Midstream participants included Al Monaco, president and CEO of Enbridge Inc., and Stewart Hanlon, president and CEO of Gibson Energy Inc. “What we found was that the industry is learning how to navigate through a new reality,” said Reynold Tetzlaff, national energy leader for PwC Canada. “Given the duration of this downturn, the Canadian industry as a whole needs to manage costs, address global access and find ways to attract global investment.”
The recent flood of light oil from U.S. shale plays, coupled with growing production of heavy oil from Canada’s oil sands, “caught the world by surprise,” Hanlon observed in the report.
Several of the executives questioned whether U.S. shale oil production will flatten out or even decline in the near future. In contrast, most saw the large-scale, long- lead time Canadian oil sands projects continuing to increase production in the foreseeable future. Darren Andruko, deputy CFO and treasurer at Husky Energy Inc., quoted estimates of an incremental increase of 400,000 bbl/d of oil sands and bitumen from northern Alberta.
Long-term projects can ride out price downturns, but they have special problems of their own, Monaco said in the report.
“The longer a project takes, the more uncertain it is,” he said. “That’s going to drive up your cost of capital and it’s going to increase volatility, which has more of an effect on cost of capital and things are just not going to get done.”
However, a number of issues continue to constrain the industry, including restricted market access, higher production costs, availability of labor and global competition, according to PwC.

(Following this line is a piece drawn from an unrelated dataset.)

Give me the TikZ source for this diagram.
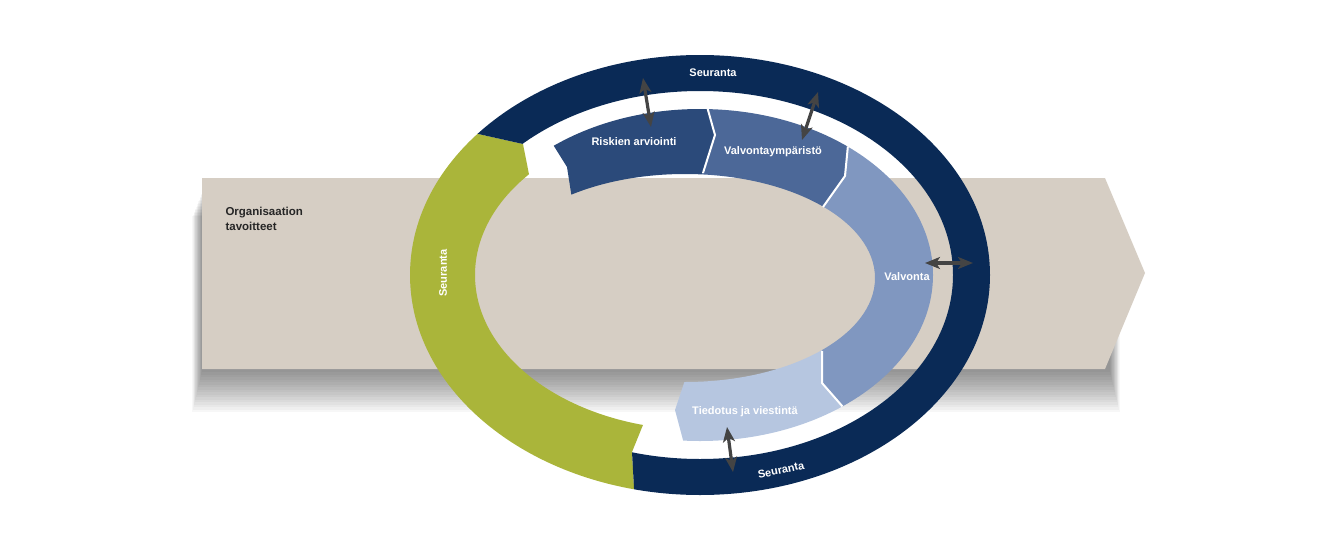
\documentclass[tikz,border=0pt]{standalone}
\usepackage{fontspec}
\setmainfont{Liberation Sans}
\usetikzlibrary{arrows.meta}

\definecolor{navy}{RGB}{10,42,86}
\definecolor{ringgreen}{RGB}{170,181,58}
\definecolor{sand}{RGB}{214,206,196}
\definecolor{riskblue}{RGB}{43,74,122}
\definecolor{envblue}{RGB}{76,104,152}
\definecolor{ctrlblue}{RGB}{128,151,192}
\definecolor{infoblue}{RGB}{182,198,224}
\definecolor{arrowgray}{RGB}{68,68,68}

\tikzset{
  band/.style={insert path={(c) ellipse[x radius=233,y radius=166]
                            (h) ellipse[x radius=190,y radius=104]}},
  lbl/.style={text=white,font=\bfseries\fontsize{11}{13}\selectfont},
  link/.style={<->,draw=arrowgray,line width=3.2pt},
  sep/.style={white,line width=2pt}
}

\begin{document}
\begin{tikzpicture}[x=1pt,y=-1pt,>={Stealth[length=15pt,width=12pt,inset=4pt]}]
\useasboundingbox (0,0) rectangle (1331,554);
\coordinate (c) at (700,275);
\coordinate (h) at (685,278);

% soft shadow under the goal arrow
\foreach \s in {0,...,16}
  \fill[black,opacity=.03] (202-0.6*\s,192+1.5*\s) rectangle (1110+0.6*\s,372+2.5*\s);
\fill[sand] (202,178) -- (1105,178) -- (1145,273) -- (1105,369) -- (202,369) -- cycle;
\node[font=\bfseries\fontsize{11.5}{15}\selectfont,align=left,anchor=west,text=black!85]
  (goal) at (222,218.5) {Organisaation\\tavoitteet};

% green part of the monitoring ring
\begin{scope}
\clip (380,112) -- (523,144) -- (540,230) -- (660,383) -- (632,452) -- (638,560)
      -- (300,560) -- (300,112) -- cycle;
\fill[ringgreen,even odd rule] (c) ellipse[x radius=290,y radius=220]
                               (c) ellipse[x radius=225,y radius=155];
\end{scope}

% dark part of the monitoring ring
\begin{scope}
\clip (380,112) -- (523,144) -- (540,230) -- (660,383) -- (632,452) -- (638,560)
      -- (1100,560) -- (1100,0) -- (380,0) -- cycle;
\fill[navy,even odd rule] (c) ellipse[x radius=290,y radius=220]
                          (c) ellipse[x radius=253,y radius=184];
\end{scope}

% inner process segments
\begin{scope}
\clip (537,119) -- (567,167) -- (577,231) -- (691,209) -- (715,135) -- (701,85) -- cycle;
\fill[riskblue,even odd rule,band];
\end{scope}
\begin{scope}
\clip (701,85) -- (715,135) -- (691,209) -- (811,224) -- (845,176) -- (851,114) -- cycle;
\fill[envblue,even odd rule,band];
\end{scope}
\begin{scope}
\clip (851,114) -- (845,176) -- (811,224) -- (822,317) -- (822,383) -- (864,431)
      -- (1000,431) -- (1000,90) -- cycle;
\fill[ctrlblue,even odd rule,band];
\end{scope}
\begin{scope}
\clip (822,317) -- (822,383) -- (864,431) -- (691,470) -- (675,410) -- (695,350) -- cycle;
\fill[infoblue,even odd rule,band];
\end{scope}
\begin{scope}
\clip (c) ellipse[x radius=233,y radius=166];
\draw[sep] (701,85) -- (715,135) -- (703,173);
\draw[sep] (851,114) -- (845,176) -- (823,207);
\draw[sep] (822,351) -- (822,383) -- (864,431);
\end{scope}

% labels
\node[lbl] (mtop) at (713,73) {Seuranta};
\node[lbl,rotate=90] (mleft) at (443,273) {Seuranta};
\node[lbl,rotate=12] (mbot) at (781,470) {Seuranta};
\node[lbl] (risk) at (634,142) {Riskien arviointi};
\node[lbl] (env) at (773,152) {Valvontaympäristö};
\node[lbl] (ctrl) at (907,277) {Valvonta};
\node[lbl] (info) at (745,412) {Tiedotus ja viestintä};

% links between ring and segments
\coordinate (a1) at (643,78);  \coordinate (b1) at (651,127);
\coordinate (a2) at (818,92);  \coordinate (b2) at (802,140);
\coordinate (a3) at (925,263); \coordinate (b3) at (973,263);
\coordinate (a4) at (727,427); \coordinate (b4) at (733,472);
\draw[link] (a1) -- (b1);
\draw[link] (a2) -- (b2);
\draw[link] (a3) -- (b3);
\draw[link] (a4) -- (b4);
\end{tikzpicture}
\end{document}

Some of the reflections that emerged include:
• Cost structure is a primary area for ensuring continued survival;
• Government plays a role by providing a cohesive energy strategy, building public awareness about the importance of resource development, providing the right fiscal, tax and regulatory regimes;
• One of Canada’s main advantages is its excellence in technology use; and
• The nation’s energy industry has the fundamentals to emerge strongly from the current downturn, but changes are needed.